Rocket Gibraltar (1988)


(director: Daniel Petrie; screenwriter: Amos Poe; cinematographer: Jost Vacano; editor: Melody London; music: Andrew Powell; cast: Burt Lancaster (Levi Rockwell), Suzy Amis (Aggie Rockwell), Patricia Clarkson (Rose Black), Frances Conroy (Ruby Hanson), Sinéad Cusack (Amanda ‘Billi’ Rockwell), John Glover (Rolo Rockwell), Kevin Spacey (Dwayne Hanson), Bill Pullman (Crow Black), John Bell (Orson Rockwell), Nicky Bronson (Max Hanson), Dan Corkill (Kane Rockwell), Macaulay Culkin (Cy Blue Black); Runtime: 99; MPAA Rating: PG; producer: Jeffrey Weiss; Columbia TriStar Home Entertainment; 1988)

“Passes for a sunny family value film that yearns for a simpler time when large extended families gathered together and made nice to each other.”

Reviewed by Dennis Schwartz

Passes for a sunny family value film that yearns for a simpler time when large extended families gathered together and made nice to each other, as children play and adults recall past events and fret over worldly concerns such as sex, regaining a curve ball, coming up with funny material for a standup comedy routine, and making a movie. Director Dan Petrie’s whimsical drama, written by Amos Poe, has the family of afluent widowed writer Levi Rockwell (Burt Lancaster) gather together in his large beach house in the Hamptons to celebrate his 77th birthday. It soon becomes evident that his eight young grandchildren, including an adorable 5-year-old Macaulay Culkin as Cy Blue Black making his film debut, openly love him and are not afraid to talk to him about touching emotional concerns like death, while his grow-up children love him but can’t face his impending death and therefore don’t talk about it. During the long weekend it’s learned Levi has heart trouble meaning he’s near death, that he keeps from his children but not from his grandchildren.

The heart of the film has gramps tell his grandchildren something he never told his own children, that his death wish is to be buried at sea in the same traditional ritual as the Vikings. He wishes that his deceased body was placed in a boat, covered with straw, and taken out to sea on boat that is set on fire, with the funeral guests watching from the shore. The grandchildren dig the idea and spend their time fixing up a battered rowboat they find on the premises as a birthday gift to gramps.

It’s a cloying film that pulls at the heart strings, and makes much ado about youthful exuberance and with the connection they make to their lovable patriarch. It seemed veering on the corny side and strangely macabre considering it sets such a genial mood and suddenly ends with a death.

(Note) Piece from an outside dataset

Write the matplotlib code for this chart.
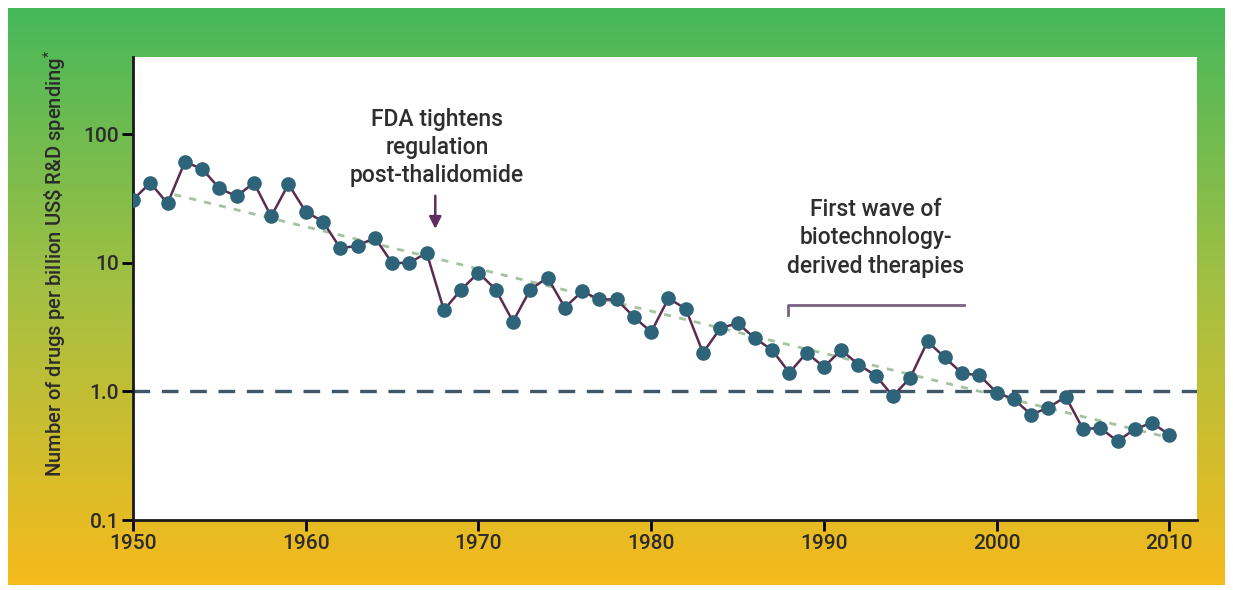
import numpy as np
import matplotlib
matplotlib.use('Agg')
import matplotlib.pyplot as plt
from matplotlib.colors import LinearSegmentedColormap

# datos (farmacos por mil millones US$ de I+D)
anios = list(range(1950, 2011))
farmacos = [31, 42, 29, 61, 54, 38, 33, 42, 23, 41,
            25, 21, 13, 13.6, 15.7, 10, 10, 12, 4.3, 6.2,
            8.4, 6.2, 3.5, 6.2, 7.7, 4.5, 6.0, 5.2, 5.2, 3.8,
            2.9, 5.3, 4.4, 2.0, 3.1, 3.4, 2.6, 2.1, 1.4, 2.0,
            1.55, 2.1, 1.62, 1.33, 0.92, 1.28, 2.45, 1.84, 1.38, 1.34,
            0.98, 0.87, 0.66, 0.75, 0.91, 0.51, 0.52, 0.41, 0.51, 0.57,
            0.46]

tendencia_anios = [1952.4, 2010.2]
tendencia_valores = [34, 0.43]

yticks = [0.1, 1, 10, 100]
ytick_labels = ['0.1', '1.0', '10', '100']
xticks = [1950, 1960, 1970, 1980, 1990, 2000, 2010]

plt.rcParams['font.family'] = ['Roboto', 'DejaVu Sans']
plt.rcParams['mathtext.fontset'] = 'custom'
plt.rcParams['mathtext.rm'] = 'Roboto'

fig = plt.figure(figsize=(12.33, 5.9), dpi=100)
fig.patch.set_facecolor('white')

# fondo con degradado verde -> amarillo
ax_bg = fig.add_axes([8/1233, 5/590, 1217/1233, 577/590])
cmap = LinearSegmentedColormap.from_list('fondo', ['#46b85a', '#a6c042', '#f6ba1c'])
grad = np.linspace(0, 1, 256).reshape(-1, 1)
ax_bg.imshow(grad, aspect='auto', cmap=cmap, extent=[0, 1, 0, 1], origin='upper')
ax_bg.set_axis_off()

ax = fig.add_axes([133/1233, 70/590, 1064/1233, 463/590])
ax.set_facecolor('white')
ax.set_yscale('log')
ax.set_xlim(1950, 2011.6)
ax.set_ylim(0.1, 400)

ax.axhline(1.0, color='#3e5868', lw=2.4, dashes=(5, 3.5), zorder=2)
ax.plot(tendencia_anios, tendencia_valores, color='#a3c29e', lw=2, dashes=(2.5, 3), zorder=3)
ax.plot(anios, farmacos, color='#5b2c4f', lw=1.8, zorder=4)
ax.plot(anios, farmacos, 'o', color='#2d6479', markersize=9.5, zorder=5)

# anotaciones
ax.text(1967.6, 79, 'FDA tightens\nregulation\npost-thalidomide', ha='center', va='center',
        fontsize=16.5, color='#2e2e2e', linespacing=1.3, fontweight='medium')
ax.annotate('', xy=(1967.5, 17.5), xytext=(1967.5, 35),
            arrowprops=dict(arrowstyle='-|>', color='#5e2f5e', lw=1.8, mutation_scale=18))
ax.text(1993.0, 15.7, 'First wave of\nbiotechnology-\nderived therapies', ha='center', va='center',
        fontsize=16.5, color='#2e2e2e', linespacing=1.3, fontweight='medium')
ax.plot([1987.9, 1987.9, 1998.1], [3.9, 4.74, 4.74], color='#7c5f82', lw=2)

ax.set_yticks(yticks)
ax.set_yticklabels(ytick_labels)
ax.minorticks_off()
ax.set_xticks(xticks)
ax.tick_params(axis='both', direction='out', length=8, width=2, labelsize=15,
               labelcolor='#2b2b2b', pad=2)
for lbl in ax.get_xticklabels() + ax.get_yticklabels():
    lbl.set_fontweight('medium')
for lado in ['top', 'right']:
    ax.spines[lado].set_visible(False)
for lado in ['left', 'bottom']:
    ax.spines[lado].set_linewidth(2)
    ax.spines[lado].set_color('#1a1a1a')

fig.text(55/1233, 1 - 263/590, r'Number of drugs per billion US\$ R&D spending$^{*}$',
         rotation=90, ha='center', va='center', fontsize=14.5, color='#2b2b2b',
         fontweight='medium')

plt.savefig('out.png', dpi=100)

Lancaster as usual gives a wonderful performance, making his character a lovable and lively one. It costars Kevin Spacey, Bill Pullman, John Glover, Patricia Clarkson, Suzy Amis, Sinéad Cusack, and Frances Conroy as Levi’s many children and their spouses. They range from being neurotics to self-absorbed yuppies, while Lancaster comes off as the good-natured seemingly know-it-all sentimental patriarch whose approval is sought by both his children and in-laws.